The Minority warned that such “poor remuneration” could drive farmers to lease or sell their cocoa farms to illegal mining operators, deepening the country’s galamsey crisis and undermining the sustainability of Ghana’s cocoa industry.
Dr Opoku stressed that cocoa farming is already under pressure from climate change, ageing tree stocks, and rising input costs, making fair pricing essential for maintaining production levels and protecting rural livelihoods.
“We must safeguard our cocoa industry, protect our farmers’ livelihoods and maintain Ghana’s enviable position in the industry. The government must come again and offer a better price. Cocoa farmers matter and demand better,” he said.
The PPRC’s pricing decision was based on the current global cocoa market price of US$5,040 per tonne, with the 70% farmer share translating to the announced GH₵3,228.75 per bag at the prevailing exchange rate. The government has hailed the move as evidence of its commitment to cocoa farmers, noting that under the previous administration, the farmer share stood at 63.9% of FOB.

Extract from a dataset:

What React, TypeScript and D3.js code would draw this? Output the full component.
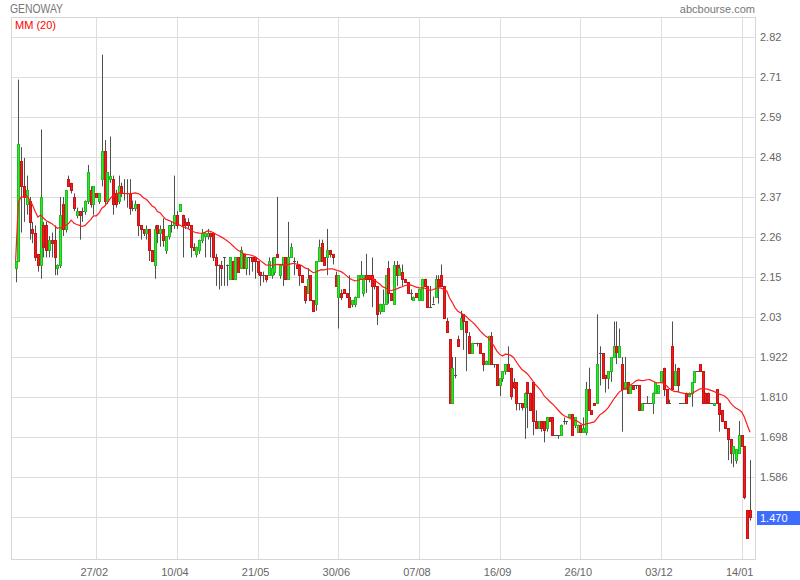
import React from "react";
import * as d3 from "d3";

const opens = [
2.17,2.19,2.47,2.40,2.35,2.36,2.28,2.27,2.21,2.18,2.29,2.29,2.22,2.25,2.25,2.17,2.18,2.35,2.28,2.42,
2.41,2.37,2.32,2.33,2.33,2.33,2.36,2.39,2.35,2.38,2.36,2.42,2.50,2.36,2.42,2.42,2.38,2.36,2.40,2.38,
2.38,2.38,2.34,2.34,2.35,2.29,2.28,2.27,2.28,2.22,2.18,2.29,2.27,2.28,2.22,2.26,2.29,2.29,2.32,2.33,
2.32,2.30,2.30,2.29,2.23,2.21,2.22,2.25,2.26,2.26,2.27,2.27,2.20,2.18,2.18,2.20,2.18,2.14,2.19,2.14,
2.20,2.17,2.21,2.17,2.20,2.20,2.20,2.19,2.16,2.15,2.15,2.15,2.15,2.16,2.21,2.15,2.18,2.20,2.14,2.20,
2.19,2.18,2.18,2.15,2.12,2.10,2.15,2.08,2.07,2.19,2.24,2.20,2.20,2.22,2.21,2.15,2.09,2.10,2.11,2.10,
2.09,2.07,2.07,2.09,2.14,2.10,2.15,2.15,2.15,2.14,2.12,2.05,2.05,2.07,2.17,2.10,2.07,2.18,2.15,2.16,
2.14,2.13,2.10,2.08,2.10,2.08,2.08,2.14,2.12,2.06,2.07,2.09,2.14,2.15,2.12,2.02,1.97,1.79,1.87,1.97,
2.00,2.04,2.02,1.98,1.93,1.96,1.96,1.96,1.93,1.90,1.90,1.98,1.90,1.90,1.84,1.86,1.88,1.90,1.89,1.85,
1.85,1.79,1.79,1.78,1.85,1.82,1.85,1.74,1.72,1.74,1.74,1.72,1.75,1.75,1.70,1.70,1.70,1.74,1.74,1.75,
1.76,1.73,1.71,1.73,1.71,1.71,1.83,1.77,1.79,1.79,1.93,1.93,1.87,1.86,1.88,1.92,1.95,1.92,1.90,1.83,
1.85,1.82,1.84,1.84,1.84,1.77,1.79,1.79,1.79,1.79,1.82,1.82,1.85,1.89,1.83,1.79,1.95,1.84,1.89,1.79,
1.79,1.82,1.81,1.82,1.85,1.88,1.90,1.88,1.82,1.82,1.79,1.785,1.83,1.79,1.77,1.74,1.72,1.69,1.65,1.63,
1.65,1.70,1.67,1.49,1.49];

const highs = [
2.19,2.70,2.51,2.48,2.43,2.37,2.30,2.29,2.21,2.56,2.30,2.30,2.26,2.27,2.29,2.18,2.37,2.37,2.39,2.43,
2.41,2.38,2.34,2.33,2.34,2.36,2.46,2.40,2.40,2.38,2.38,2.77,2.53,2.44,2.54,2.43,2.39,2.43,2.41,2.42,
2.42,2.42,2.36,2.36,2.35,2.29,2.28,2.29,2.28,2.22,2.29,2.29,2.29,2.31,2.26,2.29,2.30,2.43,2.33,2.35,
2.32,2.31,2.31,2.29,2.24,2.23,2.25,2.28,2.27,2.28,2.27,2.27,2.21,2.18,2.19,2.20,2.18,2.20,2.19,2.20,
2.20,2.23,2.21,2.20,2.20,2.20,2.20,2.19,2.16,2.16,2.15,2.20,2.20,2.20,2.37,2.18,2.20,2.20,2.30,2.24,
2.20,2.19,2.18,2.15,2.12,2.17,2.15,2.08,2.19,2.25,2.25,2.20,2.28,2.22,2.21,2.16,2.15,2.11,2.11,2.10,
2.15,2.08,2.09,2.15,2.19,2.15,2.21,2.15,2.20,2.14,2.12,2.07,2.11,2.15,2.19,2.10,2.19,2.19,2.18,2.18,
2.14,2.13,2.11,2.09,2.10,2.11,2.14,2.14,2.12,2.12,2.09,2.15,2.15,2.18,2.12,2.03,1.97,1.92,1.92,1.98,
2.05,2.04,2.02,1.99,1.96,1.96,1.96,1.96,1.93,1.91,1.98,1.99,1.90,1.90,1.86,1.88,1.90,1.95,1.89,1.86,
1.85,1.79,1.79,1.82,1.85,1.82,1.85,1.77,1.74,1.74,1.74,1.75,1.75,1.75,1.70,1.70,1.73,1.75,1.74,1.76,
1.76,1.75,1.73,1.73,1.75,1.85,1.89,1.77,1.79,2.04,1.95,1.93,1.87,1.88,1.92,2.02,2.02,2.00,1.92,1.92,
1.85,1.84,1.84,1.84,1.84,1.79,1.79,1.81,1.79,1.82,1.85,1.84,1.88,1.89,1.83,1.80,2.02,1.90,1.89,1.79,
1.79,1.82,1.82,1.85,1.88,1.88,1.90,1.88,1.82,1.82,1.79,1.79,1.83,1.79,1.77,1.74,1.72,1.69,1.67,1.66,
1.74,1.70,1.67,1.49,1.63];

const lows = [
2.13,2.19,2.27,2.30,2.32,2.25,2.24,2.19,2.16,2.14,2.20,2.20,2.20,2.20,2.15,2.15,2.17,2.26,2.27,2.40,
2.38,2.33,2.31,2.25,2.30,2.32,2.35,2.34,2.32,2.37,2.35,2.40,2.35,2.35,2.41,2.32,2.34,2.35,2.37,2.36,
2.34,2.32,2.33,2.33,2.26,2.25,2.26,2.25,2.19,2.19,2.14,2.24,2.23,2.23,2.21,2.25,2.27,2.28,2.28,2.33,
2.20,2.28,2.28,2.20,2.22,2.20,2.21,2.24,2.20,2.25,2.20,2.19,2.12,2.11,2.12,2.12,2.12,2.14,2.14,2.14,
2.16,2.17,2.17,2.15,2.15,2.16,2.14,2.15,2.12,2.13,2.13,2.15,2.14,2.15,2.20,2.14,2.12,2.14,2.14,2.20,
2.15,2.17,2.12,2.13,2.07,2.10,2.08,2.05,2.05,2.19,2.19,2.18,2.15,2.20,2.18,2.12,2.00,2.08,2.10,2.09,
2.06,2.06,2.06,2.09,2.14,2.09,2.10,2.13,2.06,2.11,2.01,2.04,2.05,2.07,2.07,2.08,2.07,2.12,2.15,2.12,
2.13,2.10,2.08,2.08,2.09,2.08,2.08,2.12,2.06,2.06,2.07,2.09,2.07,2.12,2.03,1.99,1.79,1.79,1.86,1.95,
2.00,1.94,1.88,1.93,1.93,1.96,1.95,1.93,1.88,1.90,1.90,1.90,1.89,1.84,1.81,1.85,1.87,1.88,1.80,1.83,
1.77,1.77,1.77,1.69,1.72,1.77,1.70,1.72,1.72,1.71,1.68,1.71,1.74,1.70,1.70,1.69,1.70,1.73,1.73,1.75,
1.70,1.72,1.71,1.71,1.71,1.70,1.77,1.76,1.785,1.79,1.84,1.86,1.82,1.83,1.85,1.92,1.90,1.92,1.71,1.83,
1.82,1.82,1.83,1.83,1.77,1.77,1.79,1.79,1.79,1.76,1.82,1.82,1.85,1.81,1.79,1.79,1.83,1.84,1.82,1.79,
1.79,1.79,1.81,1.78,1.85,1.88,1.88,1.79,1.79,1.79,1.79,1.785,1.79,1.71,1.74,1.72,1.63,1.62,1.61,1.62,
1.65,1.67,1.52,1.41,1.46];

const closes = [
2.19,2.52,2.40,2.37,2.39,2.30,2.27,2.20,2.18,2.37,2.23,2.22,2.25,2.24,2.20,2.18,2.32,2.28,2.39,2.40,
2.39,2.34,2.33,2.32,2.33,2.36,2.44,2.35,2.40,2.37,2.38,2.50,2.36,2.44,2.43,2.35,2.35,2.40,2.38,2.38,
2.38,2.34,2.34,2.35,2.29,2.28,2.27,2.28,2.22,2.19,2.28,2.27,2.28,2.25,2.26,2.29,2.29,2.32,2.29,2.35,
2.29,2.29,2.29,2.23,2.22,2.23,2.25,2.27,2.27,2.27,2.26,2.20,2.18,2.18,2.17,2.20,2.18,2.20,2.14,2.20,
2.16,2.22,2.17,2.20,2.20,2.19,2.19,2.16,2.15,2.15,2.14,2.19,2.17,2.20,2.20,2.18,2.20,2.14,2.20,2.23,
2.19,2.17,2.15,2.13,2.08,2.14,2.08,2.05,2.19,2.23,2.19,2.18,2.22,2.21,2.20,2.12,2.15,2.09,2.10,2.09,
2.06,2.08,2.09,2.15,2.15,2.15,2.14,2.14,2.12,2.12,2.04,2.07,2.07,2.15,2.10,2.08,2.18,2.15,2.17,2.14,
2.13,2.10,2.10,2.09,2.09,2.11,2.14,2.12,2.06,2.06,2.07,2.14,2.12,2.12,2.03,1.99,1.79,1.89,1.87,1.95,
2.03,2.02,1.99,1.93,1.96,1.96,1.96,1.93,1.90,1.91,1.98,1.90,1.90,1.84,1.86,1.88,1.90,1.88,1.81,1.835,
1.79,1.79,1.78,1.82,1.82,1.77,1.74,1.72,1.74,1.72,1.715,1.75,1.74,1.70,1.70,1.70,1.73,1.74,1.74,1.76,
1.70,1.75,1.73,1.71,1.72,1.83,1.77,1.76,1.785,1.90,1.93,1.86,1.86,1.88,1.92,1.95,1.935,1.95,1.83,1.85,
1.82,1.84,1.83,1.84,1.77,1.79,1.79,1.79,1.79,1.82,1.85,1.84,1.88,1.83,1.79,1.79,1.83,1.88,1.84,1.79,
1.79,1.79,1.82,1.85,1.88,1.88,1.88,1.79,1.79,1.79,1.79,1.79,1.79,1.76,1.74,1.72,1.69,1.65,1.67,1.66,
1.70,1.67,1.525,1.41,1.47];

const xTickLabels = ["27/02", "10/04", "21/05", "30/06", "07/08", "16/09", "26/10", "03/12", "14/01"];
const xTickIndex = [29, 58, 87, 116, 145, 174, 203, 232, 261];
const yTickValues = [2.82, 2.7075, 2.595, 2.4825, 2.37, 2.2575, 2.145, 2.0325, 1.92, 1.8075, 1.695, 1.5825, 1.47];
const yTickLabels = ["2.82", "2.71", "2.59", "2.48", "2.37", "2.26", "2.15", "2.03", "1.922", "1.810", "1.698", "1.586", ""];
const lastPriceLabel = "1.470";
const maPeriod = 20;
const title = "GENOWAY";
const source = "abcbourse.com";
const maLabel = "MM (20)";

const FONT = "'Liberation Sans', Arial, Helvetica, sans-serif";

export default function App() {
  const left = 11, right = 755, top = 17, bottom = 559;
  const n = closes.length;
  const x = d3.scaleLinear().domain([0, n - 1]).range([15.6, 750]);
  const y = d3.scaleLinear().domain([1.352, 2.876]).range([bottom, top]);

  const ma = closes.map((_, i) => {
    const s = Math.max(0, i - maPeriod + 1);
    return d3.mean(closes.slice(s, i + 1)) as number;
  });
  const maLine = d3.line<number>().x((_, i) => x(i)).y((d) => y(d)).curve(d3.curveLinear)(ma) || "";

  const lastY = y(closes[n - 1]);

  return (
    <svg width={800} height={580} style={{ position: "absolute", left: 0, top: 0, background: "#fff" }}>
      <rect x={0} y={0} width={800} height={580} fill="#fff" />
      {yTickValues.map((v, i) => (
        <line key={"gy" + i} x1={left} x2={right} y1={Math.round(y(v)) + 0.5} y2={Math.round(y(v)) + 0.5} stroke="#dedede" />
      ))}
      {xTickIndex.map((t, i) => (
        <line key={"gx" + i} x1={Math.round(x(t)) + 0.5} x2={Math.round(x(t)) + 0.5} y1={top} y2={bottom} stroke="#dedede" />
      ))}
      <rect x={left + 0.5} y={top + 0.5} width={right - left} height={bottom - top} fill="none" stroke="#d6d6d6" />

      {closes.map((c, i) => {
        const o = opens[i];
        const cx = Math.round(x(i));
        const yh = y(highs[i]);
        const yl = y(lows[i]);
        const t = Math.round(y(Math.max(o, c)));
        const b = Math.round(y(Math.min(o, c)));
        const up = c > o;
        const doji = o === c;
        return (
          <g key={"c" + i}>
            <line x1={cx + 0.5} x2={cx + 0.5} y1={yh} y2={yl} stroke="#505050" strokeWidth={1} />
            {doji ? (
              <line x1={cx - 1} x2={cx + 2} y1={t + 0.5} y2={t + 0.5} stroke="#505050" />
            ) : (
              <rect
                x={cx - 0.5}
                y={t + 0.5}
                width={2}
                height={Math.max(1, b - t)}
                fill={up ? "#2ee82e" : "#f01c1c"}
                stroke={up ? "#22bb22" : "#c81414"}
                strokeWidth={1}
              />
            )}
          </g>
        );
      })}

      <path d={maLine} fill="none" stroke="#ff1a1a" strokeWidth={1.2} />

      {yTickValues.map((v, i) =>
        yTickLabels[i] ? (
          <text key={"yl" + i} x={760} y={y(v) + 4} fontFamily={FONT} fontSize={11} fill="#666">
            {yTickLabels[i]}
          </text>
        ) : null
      )}
      <rect x={757} y={Math.round(lastY) - 6} width={43} height={14} fill="#3d6dff" />
      <text x={760} y={Math.round(lastY) + 5} fontFamily={FONT} fontSize={11} fill="#fff">
        {lastPriceLabel}
      </text>

      {xTickIndex.map((t, i) => (
        <text key={"xl" + i} x={x(t) - 2} y={576} textAnchor="middle" fontFamily={FONT} fontSize={11} fill="#666">
          {xTickLabels[i]}
        </text>
      ))}

      <text x={10} y={13} fontFamily={FONT} fontSize={12} fill="#777" textLength={53} lengthAdjust="spacingAndGlyphs">
        {title}
      </text>
      <text x={755} y={13} textAnchor="end" fontFamily={FONT} fontSize={11} fill="#777">
        {source}
      </text>
      <text x={15} y={29} fontFamily={FONT} fontSize={11} fill="#ff0000">
        {maLabel}
      </text>
    </svg>
  );
}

But the minority contends that this technical benchmark misses the point, insisting that the political promise to deliver significantly higher farmgate prices remains unfulfilled.
The caucus is demanding an immediate upward review of the producer price to bring it in line with farmers’ expectations and the economic realities of the sector. Without such action, they warn, Ghana risks not only the collapse of its cocoa industry but also the loss of a key source of foreign exchange and rural employment.
The standoff sets the stage for renewed political and industry debate over the sustainability, fairness, and transparency of cocoa pricing in Ghana—a sector that has long been the backbone of the nation’s economy.